The considered background traffic profile in terms of protocols has been designed according to the expected Internet traffic profiles at Tier 1/2 carrier router in the next years. Instead of considering the historical protocol distribution (where TCP dominates with over 70% volume traffic [48]), we designed the profile according to the two most significant recent trends: the rapid increase of the HTTP/3 QUIC protocol running on UDP, supported by Google, Facebook and other major platforms, that will replace HTTP/2 (running on TCP), and the increase of IPv6 traffic, towards 20% volume rate [48]. Google network volume traffic is dominated by QUIC, more than 40% [49, 50]. Current overall QUIC rate (around 10%) is expected to converge rapidly to the Google value once big providers will migrate their web protocols to HTTP/3. For these reasons we modelled 38% UDP traffic and 17% IP raw traffic, while the dominant part is still TCP (45%). We remark that, given the features adopted in the ML algorithms, which are mainly based on packets length and proportions of TCP/UDP packets and SYN flags out of the total number of packets in a certain time frame (see Sect. 3.2), the absolute values of bit rates used in the considered traffic scenario do not affect relevantly the numerical results due to the fact that we perform features scaling and normalization, therefore the values of features \(f_1\div f_5\) would not be affected if all traffic flows were increased by a given common factor.
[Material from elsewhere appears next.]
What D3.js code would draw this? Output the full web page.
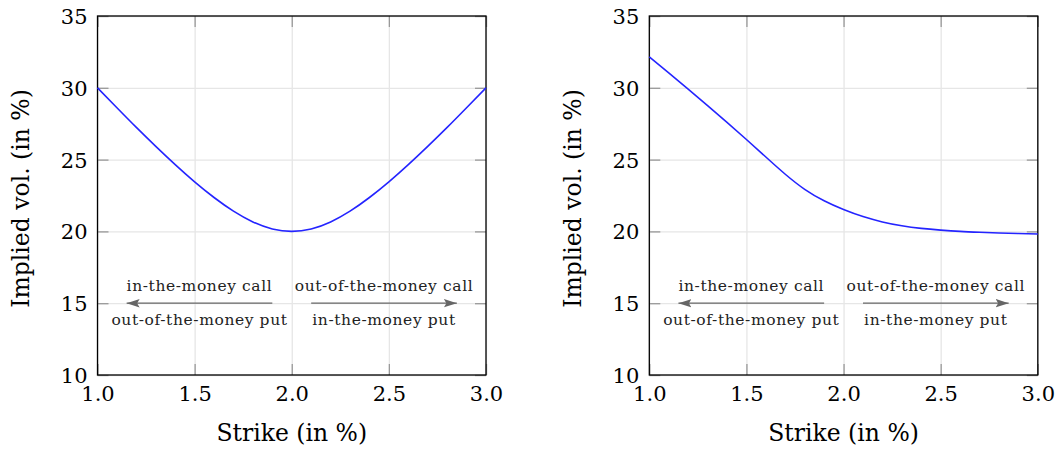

IMIX traffic distribution is based on statistical sampling done on Internet routers. Traffic profile definitions are based on IETF RFC 6985 [51] and the tests are run in accordance with RFC 2544 [52]. The considered profile, defined as a Table of Proportions [51], defines the following distribution: 60-byte (58.33%), 576-byte (33.33%), 1500-byte (8.33%). The profile was motivated by the fact that it is the most considered traffic profile for internet routers used for tests and measurements, that guarantees reproducible traces.
Note that, as we adopt fivefold cross-validation, training time is expressed as the an averaged value across all the subsets used for algorithm training, i.e., it is evaluated on 1/5 of the entire dataset obtained with given values of T and \(\delta\).
Note that, although the features extraction can be optimized to reduce latency even further, further advantages in terms of port line rate and processing requirements might be obtained in the P4-metadata extraction scenario.